LA PAZ, Sept. 14 (Xinhua) -- Recent reports have found that the consumption of junk and fast foods in Bolivia has risen nearly 200 percent in the last 15 years, representing a major risk to public health.
During an interview with Xinhua on Friday, Bolivian Health Minister Dabeiva Chavez explained that "fast food" is popular across all age groups due to its low price and accessibility.
According to Chavez, who is also the Health Promotion initiative director, national and international fast food chains have proliferated in most large Bolivian cities.
Stalls selling "hamburgers, fries, candies and processed beverages are found outside schools where children and young people consume them," she said.
"They are also found outside work places, at any time of the day," the minister added.
Chavez believes that because both parents in a family now work, there is no one available to prepare quality home-cooked meals.
"Children and parents now have to eat in the streets where the availability of junk food is huge. This affects health," said Chavez.
On September 12, Yecid Umacayo, director of the Food and Nutrition United of the Bolivian Ministry of Health, stated his concerns over the alarming increase in the consumption of junk food.
The director pointed to an investigation carried out by the Pan-American Health Organization (OPS) and the Food and Agriculture Organization of the United Nations (FAO) reporting a rise of 180-200 percent in the consumption of junk food containing high levels of sugar, grease and salt in Bolivia.
According to the study, the long-term consumption of these foods produces can lead to at least seven non-communicable illnesses and obesity.

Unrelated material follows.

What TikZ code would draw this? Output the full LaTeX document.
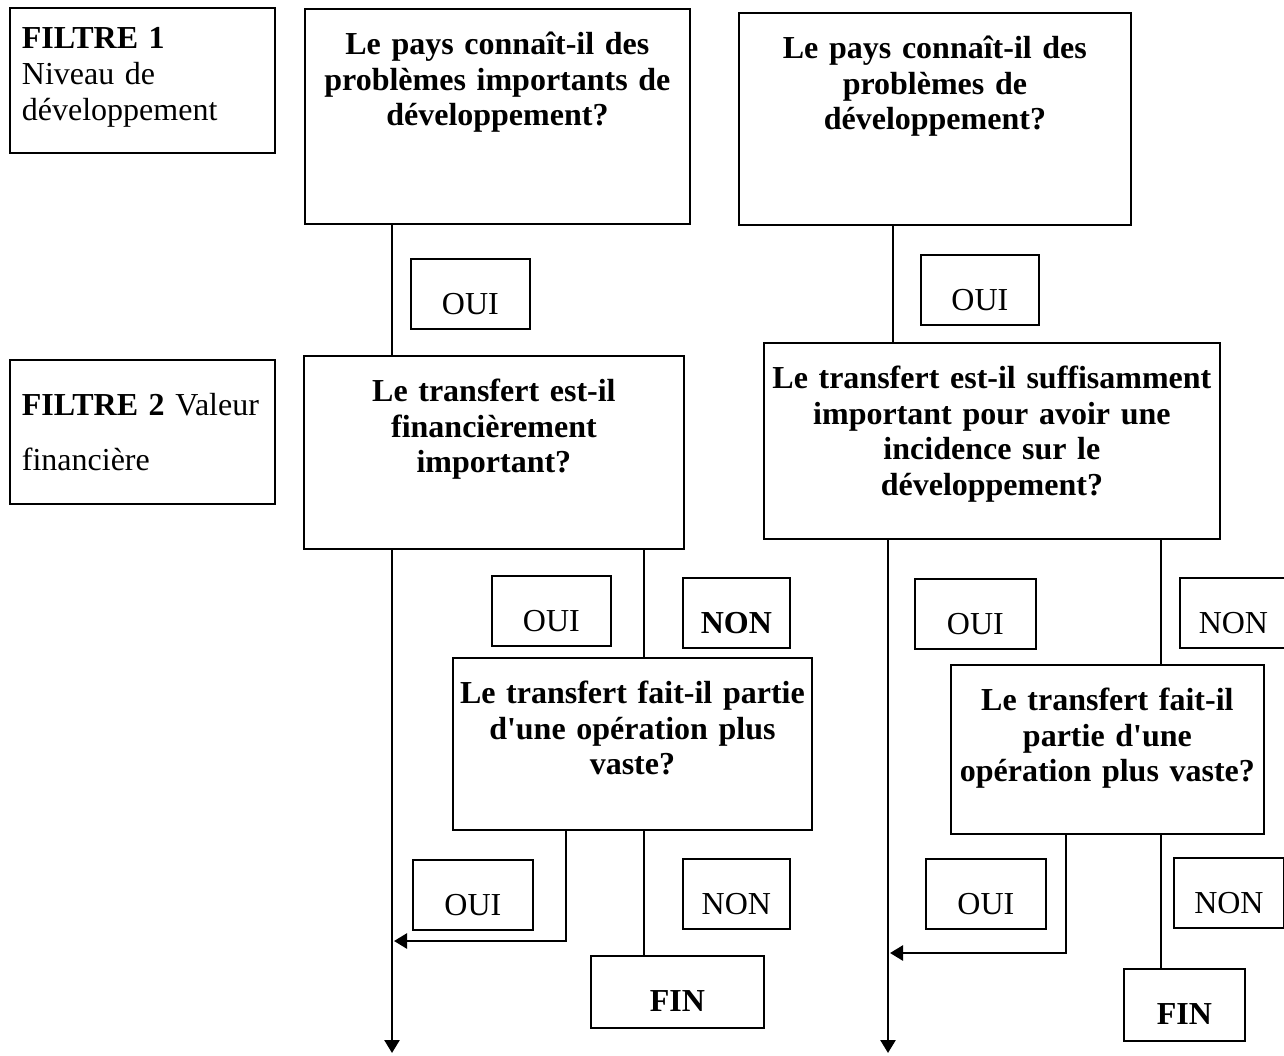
\documentclass[tikz,border=0pt]{standalone}
\usepackage{fontspec}
\setmainfont{Liberation Serif}
\usetikzlibrary{arrows.meta}

\newcommand\taille{\fontsize{16}{17.75}\selectfont}

\tikzset{
  filtre/.style={draw, line width=.9pt, align=left, anchor=north west,
    inner xsep=6pt, inner ysep=0pt, text width=120.5pt},
  question/.style={draw, line width=.9pt, font=\taille\bfseries, align=center,
    anchor=north west, inner xsep=2pt, inner ysep=0pt, text height=23pt},
  reponse/.style={draw, line width=.9pt, font=\taille, anchor=north west,
    inner sep=0pt, text height=28pt, text depth=7pt},
  fin/.style={reponse, font=\taille\bfseries, text depth=8pt},
  lien/.style={line width=.8pt},
  fleche/.style={line width=1.3pt, -{Triangle[length=6.5pt,width=7.5pt]}}
}

\begin{document}
\begin{tikzpicture}[x=.5pt, y=-.5pt, font=\taille]
  \useasboundingbox (0,0) rectangle (1284,1055);

  % filtres
  \node[filtre, text height=20.5pt, text depth=52pt, font=\fontsize{16}{18}\selectfont]
    (f1) at (9,7) {\textbf{FILTRE 1}\\Niveau de\\développement};
  \node[filtre, text height=28pt, text depth=44pt, font=\fontsize{16}{27.5}\selectfont]
    (f2) at (9,359) {\textbf{FILTRE 2} Valeur\\financière};

  % questions
  \node[question, text width=188.5pt, text depth=84.5pt] (q1) at (304,8)
    {Le pays connaît-il des\\problèmes importants de\\développement?};
  \node[question, text width=192pt, text depth=83pt] (q2) at (738,12)
    {Le pays connaît-il des\\problèmes de\\développement?};
  \node[question, text width=186pt, text depth=73.5pt] (q3) at (303,355)
    {Le transfert est-il\\financièrement\\important?};
  \node[question, text width=224pt, text depth=75pt] (q4) at (763,342)
    {Le transfert est-il suffisamment\\important pour avoir une\\incidence sur le\\développement?};
  \node[question, text width=175.5pt, text depth=63pt] (q5) at (452,657)
    {Le transfert fait-il partie\\d\textquotesingle une opération plus\\vaste?};
  \node[question, text width=152.5pt, text depth=61.5pt] (q6) at (950,664)
    {Le transfert fait-il\\partie d\textquotesingle une\\opération plus vaste?};

  % reponses
  \node[reponse, minimum width=59.5pt] (r1) at (410,258) {OUI};
  \node[reponse, minimum width=59pt] (r2) at (920,254) {OUI};
  \node[reponse, minimum width=59.5pt] (r3) at (491,575) {OUI};
  \node[reponse, minimum width=53.5pt, font=\taille\bfseries] (r4) at (682,577) {NON};
  \node[reponse, minimum width=60.5pt] (r5) at (914,578) {OUI};
  \node[reponse, minimum width=53.5pt] (r6) at (1179,577) {NON};
  \node[reponse, minimum width=60pt] (r7) at (412,859) {OUI};
  \node[reponse, minimum width=53.5pt] (r8) at (682,858) {NON};
  \node[reponse, minimum width=60pt] (r9) at (925,858) {OUI};
  \node[reponse, minimum width=55pt] (r10) at (1173,857) {NON};
  \node[fin, minimum width=86.5pt] (fin1) at (590,955) {FIN};
  \node[fin, minimum width=60.5pt] (fin2) at (1123,968) {FIN};

  % colonnes des liens
  \coordinate (axeL) at (392,1053);
  \coordinate (axeR) at (888,1053);
  \coordinate (xA) at (644,0);
  \coordinate (xB) at (893,0);
  \coordinate (xC) at (1161,0);
  \coordinate (xD) at (566,0);
  \coordinate (xE) at (1066,0);
  \coordinate (retourL) at (394,941);
  \coordinate (retourR) at (890,953);

  % liens
  \draw[lien] (q1.south -| axeL) -- (q3.north -| axeL);
  \draw[lien] (q2.south -| xB) -- (q4.north -| xB);
  \draw[fleche] (q3.south -| axeL) -- (axeL);
  \draw[fleche] (q4.south -| axeR) -- (axeR);
  \draw[lien] (q3.south -| xA) -- (q5.north -| xA);
  \draw[lien] (q5.south -| xA) -- (fin1.north -| xA);
  \draw[lien] (q4.south -| xC) -- (q6.north -| xC);
  \draw[lien] (q6.south -| xC) -- (fin2.north -| xC);
  \draw[fleche] (q5.south -| xD) |- (retourL);
  \draw[fleche] (q6.south -| xE) |- (retourR);
\end{tikzpicture}
\end{document}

Overweight or obese people are more likely to have diabetes, high blood pressure, cardiovascular diseases or even certain cancers, said the report.
These diseases account for 70 percent of deaths in the country, according to data from the Ministry of Health's National Program on Non-Communicable Diseases.
In 2016, the Bolivian government passed the Promotion of Healthy Eating act to educate the population to eat healthy food so as to reduce related diseases.
Alongside healthy eating habits, the act also encouraged people to do physical exercise and regulated the advertising and labelling of food and non-alcoholic beverages.
On September 12 during the Wellness Week in the Americas, Bolivia's Ministry of Health recognized the work of institutions committed to promoting healthy lifestyles to the population.